Material shown:
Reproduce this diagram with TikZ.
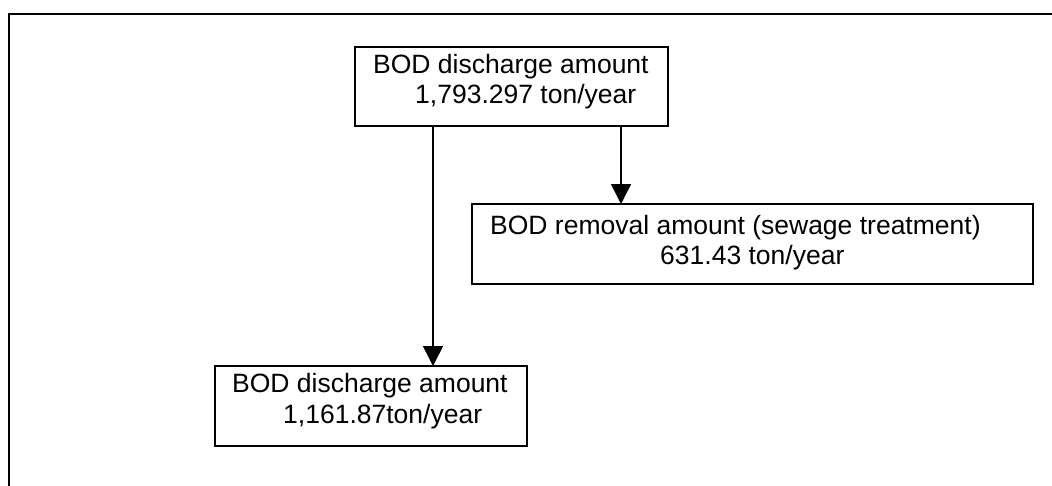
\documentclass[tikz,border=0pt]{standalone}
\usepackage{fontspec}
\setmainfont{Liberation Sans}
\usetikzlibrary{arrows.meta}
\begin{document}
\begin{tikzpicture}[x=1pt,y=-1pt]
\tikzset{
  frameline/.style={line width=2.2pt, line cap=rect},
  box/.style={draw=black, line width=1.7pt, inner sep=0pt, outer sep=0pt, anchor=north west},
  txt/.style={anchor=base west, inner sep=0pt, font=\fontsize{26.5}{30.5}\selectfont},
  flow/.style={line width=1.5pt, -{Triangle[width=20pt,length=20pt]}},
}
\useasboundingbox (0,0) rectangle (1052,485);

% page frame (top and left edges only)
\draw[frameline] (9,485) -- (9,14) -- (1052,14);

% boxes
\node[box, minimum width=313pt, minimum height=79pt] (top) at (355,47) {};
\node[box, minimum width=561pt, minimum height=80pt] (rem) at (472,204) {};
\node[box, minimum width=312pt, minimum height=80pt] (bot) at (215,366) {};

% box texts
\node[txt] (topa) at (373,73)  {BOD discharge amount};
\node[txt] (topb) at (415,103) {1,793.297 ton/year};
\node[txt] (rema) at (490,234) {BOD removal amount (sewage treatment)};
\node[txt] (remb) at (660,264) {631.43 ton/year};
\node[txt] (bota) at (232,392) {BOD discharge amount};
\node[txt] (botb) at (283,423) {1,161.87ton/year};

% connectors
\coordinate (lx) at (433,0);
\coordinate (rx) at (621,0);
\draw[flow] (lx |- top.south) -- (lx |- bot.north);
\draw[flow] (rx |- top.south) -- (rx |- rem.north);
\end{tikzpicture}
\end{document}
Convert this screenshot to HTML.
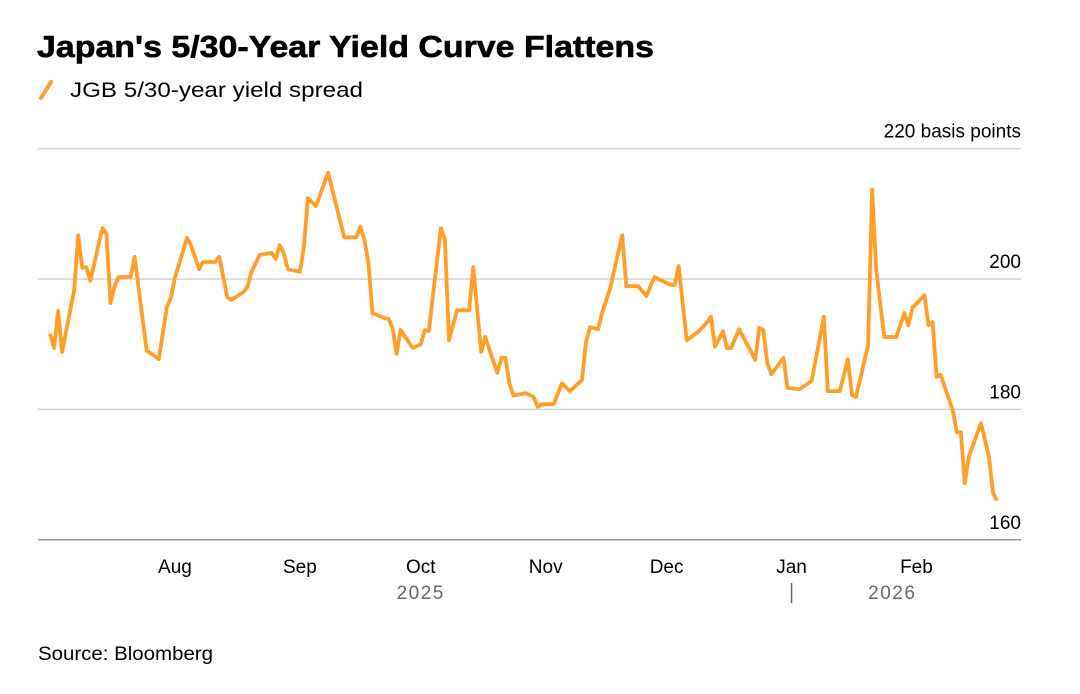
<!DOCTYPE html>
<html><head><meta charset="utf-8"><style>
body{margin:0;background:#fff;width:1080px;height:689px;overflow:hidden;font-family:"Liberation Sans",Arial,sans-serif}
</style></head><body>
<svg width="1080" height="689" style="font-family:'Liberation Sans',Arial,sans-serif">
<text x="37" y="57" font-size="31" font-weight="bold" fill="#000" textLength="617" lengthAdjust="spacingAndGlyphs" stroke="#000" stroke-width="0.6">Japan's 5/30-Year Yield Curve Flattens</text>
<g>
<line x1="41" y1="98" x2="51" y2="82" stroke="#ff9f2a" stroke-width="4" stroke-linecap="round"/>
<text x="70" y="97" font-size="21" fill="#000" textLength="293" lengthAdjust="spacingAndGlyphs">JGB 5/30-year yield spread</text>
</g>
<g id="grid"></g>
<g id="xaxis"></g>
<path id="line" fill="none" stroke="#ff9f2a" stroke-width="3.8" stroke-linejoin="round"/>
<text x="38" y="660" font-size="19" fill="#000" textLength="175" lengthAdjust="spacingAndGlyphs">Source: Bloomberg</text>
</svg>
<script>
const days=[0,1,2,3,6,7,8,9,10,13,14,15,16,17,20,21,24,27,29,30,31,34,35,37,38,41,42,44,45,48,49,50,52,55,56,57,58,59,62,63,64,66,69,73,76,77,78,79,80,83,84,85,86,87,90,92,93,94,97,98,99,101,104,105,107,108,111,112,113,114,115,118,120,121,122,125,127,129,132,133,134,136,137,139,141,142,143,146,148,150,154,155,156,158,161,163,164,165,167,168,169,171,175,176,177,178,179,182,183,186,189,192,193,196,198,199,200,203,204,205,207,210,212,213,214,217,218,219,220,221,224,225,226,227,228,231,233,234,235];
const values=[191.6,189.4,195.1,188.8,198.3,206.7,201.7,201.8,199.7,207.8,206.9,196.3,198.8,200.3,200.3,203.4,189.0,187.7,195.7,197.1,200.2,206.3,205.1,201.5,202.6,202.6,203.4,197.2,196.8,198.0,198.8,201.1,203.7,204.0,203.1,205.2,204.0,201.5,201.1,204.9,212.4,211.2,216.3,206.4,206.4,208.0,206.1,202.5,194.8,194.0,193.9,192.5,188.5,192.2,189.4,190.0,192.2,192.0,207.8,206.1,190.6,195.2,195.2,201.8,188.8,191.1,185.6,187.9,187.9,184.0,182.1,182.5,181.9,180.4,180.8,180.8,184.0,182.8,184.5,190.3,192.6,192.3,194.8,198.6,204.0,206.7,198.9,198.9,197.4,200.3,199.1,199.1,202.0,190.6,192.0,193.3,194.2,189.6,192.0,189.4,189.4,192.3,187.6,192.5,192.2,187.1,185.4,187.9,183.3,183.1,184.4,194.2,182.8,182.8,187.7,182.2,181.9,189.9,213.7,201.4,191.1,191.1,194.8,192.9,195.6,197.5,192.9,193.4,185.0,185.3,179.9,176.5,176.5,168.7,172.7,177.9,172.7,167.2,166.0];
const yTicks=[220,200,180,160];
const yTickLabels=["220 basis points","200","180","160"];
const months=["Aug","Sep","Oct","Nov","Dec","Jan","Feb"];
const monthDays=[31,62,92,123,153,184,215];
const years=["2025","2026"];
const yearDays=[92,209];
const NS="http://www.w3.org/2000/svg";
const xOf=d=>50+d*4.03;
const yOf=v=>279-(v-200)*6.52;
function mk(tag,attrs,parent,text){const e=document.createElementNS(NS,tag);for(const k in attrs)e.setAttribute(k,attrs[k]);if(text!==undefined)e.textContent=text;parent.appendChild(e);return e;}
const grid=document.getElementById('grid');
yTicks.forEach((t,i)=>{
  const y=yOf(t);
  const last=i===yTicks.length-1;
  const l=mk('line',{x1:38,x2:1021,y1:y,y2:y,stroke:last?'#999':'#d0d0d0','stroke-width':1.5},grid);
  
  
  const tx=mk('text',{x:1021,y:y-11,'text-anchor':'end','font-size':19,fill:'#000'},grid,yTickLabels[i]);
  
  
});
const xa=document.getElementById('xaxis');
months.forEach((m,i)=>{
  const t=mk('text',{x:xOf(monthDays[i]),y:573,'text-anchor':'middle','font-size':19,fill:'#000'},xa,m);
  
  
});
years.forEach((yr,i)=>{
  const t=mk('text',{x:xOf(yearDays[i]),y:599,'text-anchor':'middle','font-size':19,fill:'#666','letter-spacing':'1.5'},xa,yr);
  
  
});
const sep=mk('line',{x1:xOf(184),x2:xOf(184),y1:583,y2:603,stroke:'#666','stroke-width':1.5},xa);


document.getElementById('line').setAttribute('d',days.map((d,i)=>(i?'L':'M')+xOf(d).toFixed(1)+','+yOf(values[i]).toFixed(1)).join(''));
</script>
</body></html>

Aim:
Repeat all of the records verbatim, leaving out the pictures.

The answer:
Reproduce this diagram with TikZ.
\documentclass[tikz,border=0pt]{standalone}
\usepackage{fontspec}
\setmainfont{Liberation Sans}
\usetikzlibrary{arrows.meta}
\begin{document}
\begin{tikzpicture}[x=1pt,y=-1pt]
\tikzset{
  frameline/.style={line width=2.2pt, line cap=rect},
  box/.style={draw=black, line width=1.7pt, inner sep=0pt, outer sep=0pt, anchor=north west},
  txt/.style={anchor=base west, inner sep=0pt, font=\fontsize{26.5}{30.5}\selectfont},
  flow/.style={line width=1.5pt, -{Triangle[width=20pt,length=20pt]}},
}
\useasboundingbox (0,0) rectangle (1052,485);

% page frame (top and left edges only)
\draw[frameline] (9,485) -- (9,14) -- (1052,14);

% boxes
\node[box, minimum width=313pt, minimum height=79pt] (top) at (355,47) {};
\node[box, minimum width=561pt, minimum height=80pt] (rem) at (472,204) {};
\node[box, minimum width=312pt, minimum height=80pt] (bot) at (215,366) {};

% box texts
\node[txt] (topa) at (373,73)  {BOD discharge amount};
\node[txt] (topb) at (415,103) {1,793.297 ton/year};
\node[txt] (rema) at (490,234) {BOD removal amount (sewage treatment)};
\node[txt] (remb) at (660,264) {631.43 ton/year};
\node[txt] (bota) at (232,392) {BOD discharge amount};
\node[txt] (botb) at (283,423) {1,161.87ton/year};

% connectors
\coordinate (lx) at (433,0);
\coordinate (rx) at (621,0);
\draw[flow] (lx |- top.south) -- (lx |- bot.north);
\draw[flow] (rx |- top.south) -- (rx |- rem.north);
\end{tikzpicture}
\end{document}
Convert this screenshot to HTML.
<!DOCTYPE html>
<html><head><meta charset="utf-8"><style>
body{margin:0;background:#fff;width:1080px;height:689px;overflow:hidden;font-family:"Liberation Sans",Arial,sans-serif}
</style></head><body>
<svg width="1080" height="689" style="font-family:'Liberation Sans',Arial,sans-serif">
<text x="37" y="57" font-size="31" font-weight="bold" fill="#000" textLength="617" lengthAdjust="spacingAndGlyphs" stroke="#000" stroke-width="0.6">Japan's 5/30-Year Yield Curve Flattens</text>
<g>
<line x1="41" y1="98" x2="51" y2="82" stroke="#ff9f2a" stroke-width="4" stroke-linecap="round"/>
<text x="70" y="97" font-size="21" fill="#000" textLength="293" lengthAdjust="spacingAndGlyphs">JGB 5/30-year yield spread</text>
</g>
<g id="grid"></g>
<g id="xaxis"></g>
<path id="line" fill="none" stroke="#ff9f2a" stroke-width="3.8" stroke-linejoin="round"/>
<text x="38" y="660" font-size="19" fill="#000" textLength="175" lengthAdjust="spacingAndGlyphs">Source: Bloomberg</text>
</svg>
<script>
const days=[0,1,2,3,6,7,8,9,10,13,14,15,16,17,20,21,24,27,29,30,31,34,35,37,38,41,42,44,45,48,49,50,52,55,56,57,58,59,62,63,64,66,69,73,76,77,78,79,80,83,84,85,86,87,90,92,93,94,97,98,99,101,104,105,107,108,111,112,113,114,115,118,120,121,122,125,127,129,132,133,134,136,137,139,141,142,143,146,148,150,154,155,156,158,161,163,164,165,167,168,169,171,175,176,177,178,179,182,183,186,189,192,193,196,198,199,200,203,204,205,207,210,212,213,214,217,218,219,220,221,224,225,226,227,228,231,233,234,235];
const values=[191.6,189.4,195.1,188.8,198.3,206.7,201.7,201.8,199.7,207.8,206.9,196.3,198.8,200.3,200.3,203.4,189.0,187.7,195.7,197.1,200.2,206.3,205.1,201.5,202.6,202.6,203.4,197.2,196.8,198.0,198.8,201.1,203.7,204.0,203.1,205.2,204.0,201.5,201.1,204.9,212.4,211.2,216.3,206.4,206.4,208.0,206.1,202.5,194.8,194.0,193.9,192.5,188.5,192.2,189.4,190.0,192.2,192.0,207.8,206.1,190.6,195.2,195.2,201.8,188.8,191.1,185.6,187.9,187.9,184.0,182.1,182.5,181.9,180.4,180.8,180.8,184.0,182.8,184.5,190.3,192.6,192.3,194.8,198.6,204.0,206.7,198.9,198.9,197.4,200.3,199.1,199.1,202.0,190.6,192.0,193.3,194.2,189.6,192.0,189.4,189.4,192.3,187.6,192.5,192.2,187.1,185.4,187.9,183.3,183.1,184.4,194.2,182.8,182.8,187.7,182.2,181.9,189.9,213.7,201.4,191.1,191.1,194.8,192.9,195.6,197.5,192.9,193.4,185.0,185.3,179.9,176.5,176.5,168.7,172.7,177.9,172.7,167.2,166.0];
const yTicks=[220,200,180,160];
const yTickLabels=["220 basis points","200","180","160"];
const months=["Aug","Sep","Oct","Nov","Dec","Jan","Feb"];
const monthDays=[31,62,92,123,153,184,215];
const years=["2025","2026"];
const yearDays=[92,209];
const NS="http://www.w3.org/2000/svg";
const xOf=d=>50+d*4.03;
const yOf=v=>279-(v-200)*6.52;
function mk(tag,attrs,parent,text){const e=document.createElementNS(NS,tag);for(const k in attrs)e.setAttribute(k,attrs[k]);if(text!==undefined)e.textContent=text;parent.appendChild(e);return e;}
const grid=document.getElementById('grid');
yTicks.forEach((t,i)=>{
  const y=yOf(t);
  const last=i===yTicks.length-1;
  const l=mk('line',{x1:38,x2:1021,y1:y,y2:y,stroke:last?'#999':'#d0d0d0','stroke-width':1.5},grid);
  
  
  const tx=mk('text',{x:1021,y:y-11,'text-anchor':'end','font-size':19,fill:'#000'},grid,yTickLabels[i]);
  
  
});
const xa=document.getElementById('xaxis');
months.forEach((m,i)=>{
  const t=mk('text',{x:xOf(monthDays[i]),y:573,'text-anchor':'middle','font-size':19,fill:'#000'},xa,m);
  
  
});
years.forEach((yr,i)=>{
  const t=mk('text',{x:xOf(yearDays[i]),y:599,'text-anchor':'middle','font-size':19,fill:'#666','letter-spacing':'1.5'},xa,yr);
  
  
});
const sep=mk('line',{x1:xOf(184),x2:xOf(184),y1:583,y2:603,stroke:'#666','stroke-width':1.5},xa);


document.getElementById('line').setAttribute('d',days.map((d,i)=>(i?'L':'M')+xOf(d).toFixed(1)+','+yOf(values[i]).toFixed(1)).join(''));
</script>
</body></html>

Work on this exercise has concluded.